À un mois de la sortie de « House of Gucci », Ridley Scott se la joue « Rashômon », le temps de reconstituer le dernier duel judiciaire connu sur le territoire français. Mais au-delà des faits historiques, il s’agit d’un retour aux sources pour le metteur en scène, qui retrouve la Dordogne de son premier long-métrage, « Les Duellistes ». Mais alors que le rapport d’oppression et de dominance pèse sur celui-ci, on préférera se concentrer sur les prémices de ses audacieux affrontements. L’analogie est aussi forte que les enjeux qui opposent l’œuvre à la plus récente. Le livre d’Eric Jager semble ainsi tout indiqué pour une riche adaptation, que les scénaristes (Holofcener, Damon, Affleck) tentent une approche en trois chapitres et en autant de points de vue. L’exercice de style séduit, mais tombe rapidement dans la redondance, par manque de nuances et de subtilités par endroit. Mais ce discours s’avère encore plus biaisé, donc peu pertinent, lorsque le récit décide de trancher, sur le dernier regard porté sur la gent féminine.
Cela n’est pas en lien avec les interprètes, jonglant magnifiquement d’un jeu à l’autre. Tout est une question de narration, qui ne dissimule pas ses plaies les plus évidentes. L’ouverture baigne dans une férocité et une tension, au cœur d’un trio qui ne souhaite que se disputer un genre de pouvoir, celui d’un gentilhomme, celui d’un romantique et celui d’une victime. Cet enchaînement suffit amplement à justifier la désillusion des deux mâles alpha et l’intrigue et de leur personnalité à sens unique. Jean de Carrouges (Matt Damon) et Jacques Le Gris (Adam Driver) se disputent la parole d’une femme, dont la vie est finalement en jeu. Ces deux frères armes sont rongés par les mœurs d’une société, qui se heurte à sa propre bêtise, ne considérant les femmes qu’à une fonction héréditaire. Sans statut, ni protection sociale, ces dernières cultivent un silence sans fin, dans la douleur. Pourtant, ce sera au détour d’un procès public et engagé que l’on donnera une présence et une voix à Marguerite (Jodie Comer).
L’héroïne de cette tragédie, Scott l’a déjà développée maintes fois, allant d’Ellen Ripley à Gail Harris, en passant par Telma et Louise.
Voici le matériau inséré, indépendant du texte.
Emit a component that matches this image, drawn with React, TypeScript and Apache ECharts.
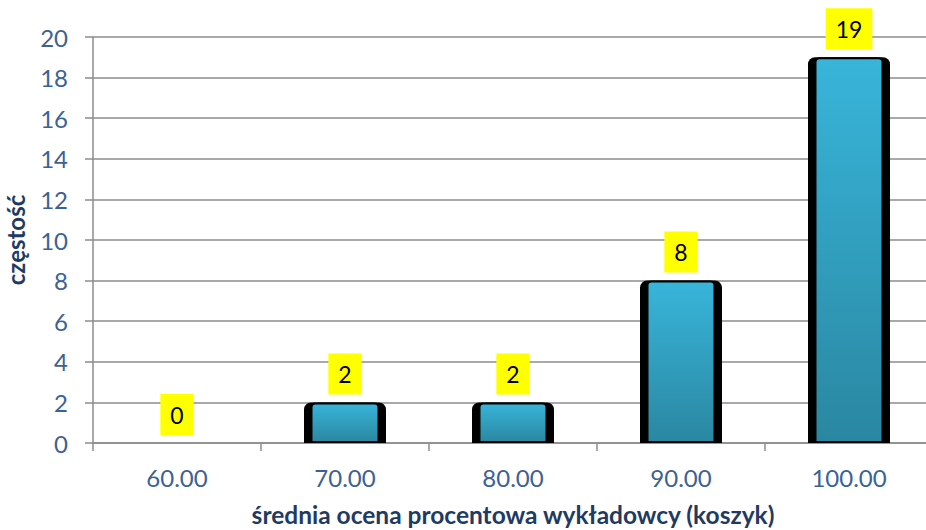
import React, { useEffect, useRef } from "react";
import * as echarts from "echarts";

const categories = ["60.00", "70.00", "80.00", "90.00", "100.00"];
const frequencies = [0, 2, 2, 8, 19];
const yTicks = { min: 0, max: 20, interval: 2 };
const yAxisName = "częstość";
const xAxisName = "średnia ocena procentowa wykładowcy (koszyk)";

const FONT = "Lato, 'Open Sans', sans-serif";
const LABEL_COLOR = "#3b6294";
const NAME_COLOR = "#1f3a63";
const GRID_COLOR = "#8c8c8c";

export default function App() {
  const ref = useRef<HTMLDivElement>(null);
  useEffect(() => {
    if (!ref.current) return;
    const chart = echarts.init(ref.current, undefined, { renderer: "svg" });
    const hideZero = (v: number, style: any) => (v === 0 ? { value: v, itemStyle: style } : v);
    chart.setOption({
      animation: false,
      backgroundColor: "#ffffff",
      grid: {
        left: 93,
        top: 37,
        width: 840,
        height: 406,
        containLabel: false,
        outerBoundsMode: "none",
      },
      xAxis: [
        {
          type: "category",
          data: categories,
          boundaryGap: true,
          axisLine: { show: true, lineStyle: { color: GRID_COLOR, width: 1.5 } },
          axisTick: { show: true, length: 8, alignWithLabel: false, lineStyle: { color: GRID_COLOR, width: 1.5 } },
          axisLabel: { color: LABEL_COLOR, fontSize: 24, fontFamily: FONT, margin: 22 },
          name: xAxisName,
          nameLocation: "middle",
          nameGap: 59,
          nameTextStyle: { color: NAME_COLOR, fontSize: 24.5, fontWeight: "bold", fontFamily: FONT },
          splitLine: { show: false },
        },
        {
          type: "category",
          data: categories,
          show: false,
        },
      ],
      yAxis: {
        type: "value",
        min: yTicks.min,
        max: yTicks.max,
        interval: yTicks.interval,
        axisLine: { show: true, lineStyle: { color: GRID_COLOR, width: 1.5 } },
        axisTick: { show: true, length: 8, lineStyle: { color: GRID_COLOR, width: 1.5 } },
        axisLabel: { color: LABEL_COLOR, fontSize: 24, fontFamily: FONT, margin: 25 },
        splitLine: { show: true, lineStyle: { color: GRID_COLOR, width: 1.5 } },
        name: yAxisName,
        nameLocation: "middle",
        nameRotate: 90,
        nameGap: 66,
        nameTextStyle: { color: NAME_COLOR, fontSize: 24, fontWeight: "bold", fontFamily: FONT },
      },
      series: [
        {
          type: "bar",
          xAxisIndex: 0,
          data: frequencies.map((v) => hideZero(v, { color: "rgba(0,0,0,0)" })),
          barWidth: 82,
          z: 2,
          itemStyle: { color: "#000000", borderRadius: [7, 7, 0, 0] },
          label: {
            show: true,
            position: "top",
            distance: 8,
            color: "#000000",
            fontSize: 23,
            fontFamily: FONT,
            backgroundColor: "#ffff00",
            padding: [9, 10, 9, 10],
          },
        },
        {
          type: "bar",
          xAxisIndex: 1,
          data: frequencies.map((v) => hideZero(v, { color: "rgba(0,0,0,0)", borderWidth: 0 })),
          barWidth: 69,
          z: 3,
          itemStyle: {
            color: new echarts.graphic.LinearGradient(0, 0, 0, 1, [
              { offset: 0, color: "#38b5da" },
              { offset: 1, color: "#2a87a1" },
            ]),
            borderColor: "#000000",
            borderWidth: 2,
            borderRadius: [4, 4, 0, 0],
          },
          label: { show: false },
        },
      ],
    });
    return () => chart.dispose();
  }, []);
  return (
    <div
      ref={ref}
      style={{ width: 926, height: 530, position: "absolute", left: 0, top: 0 }}
    />
  );
}
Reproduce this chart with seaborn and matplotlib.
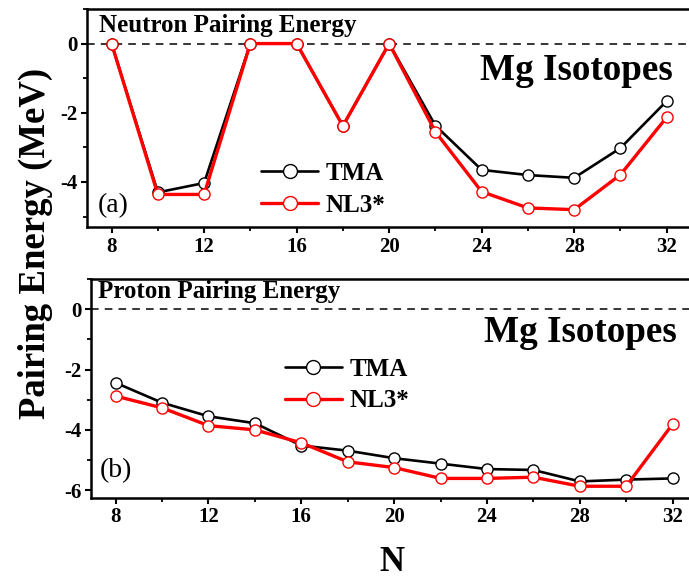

La dissection du patriarcat passe ainsi par un élan d’indépendance et de lutte contre la volonté ecclésiastique, car elle fait tout bonnement l’objet d’un débat afin de connaître la vérité. Cette fameuse vérité, pour le rappeler, est annoncée comme pour effacer honteusement le manque d’ouverture d’esprit masculin. Jean et Jacques sont convaincus de leur légitimité, mais chacun de leur portrait ne déverrouille aucunement les portes de la paranoïa, issue éventuelle du second point de vue. Mais il n’en est rien. Un crime a eu lieu, le degré de réception peut légèrement évoluer, mais comment ne pas se révolter dès le premier témoignage visuel ? Cela s’étend à quelques transitions douteuses, mais dont on ne doutera plus de sa puissance émotionnelle dans le dernier acte, où les sentiments croisent le fer.
« Le Dernier Duel » (The Last Duel) n’ôte cependant rien de son côté épique qui fait plaisir à voir. Scott y injecte également cette aura chevaleresque au service d’un duel de regard efficace, où la possession des hommes résonne avec les valeurs des croisades. Ce n’est ni au nom de Dieu, ni au nom de leur héritage qu’ils affrontent leur destin, hormis dans cet ultime affrontement, où Marguerite s’arme de la plus belle promesse d’espoir et de rédemption… jusqu’à la prochaine victime. La structure narrative en devient alors superflue, voire obsolète dans ses premiers tiers, en n’auscultant que cette emprise spectrale masculine et esquivant ses cruelles conséquences. L’aventure passionne par ses propos, mais l’ambiguïté ne sera pas le facteur dominant d’une mise à mort sans concession et sans célébration.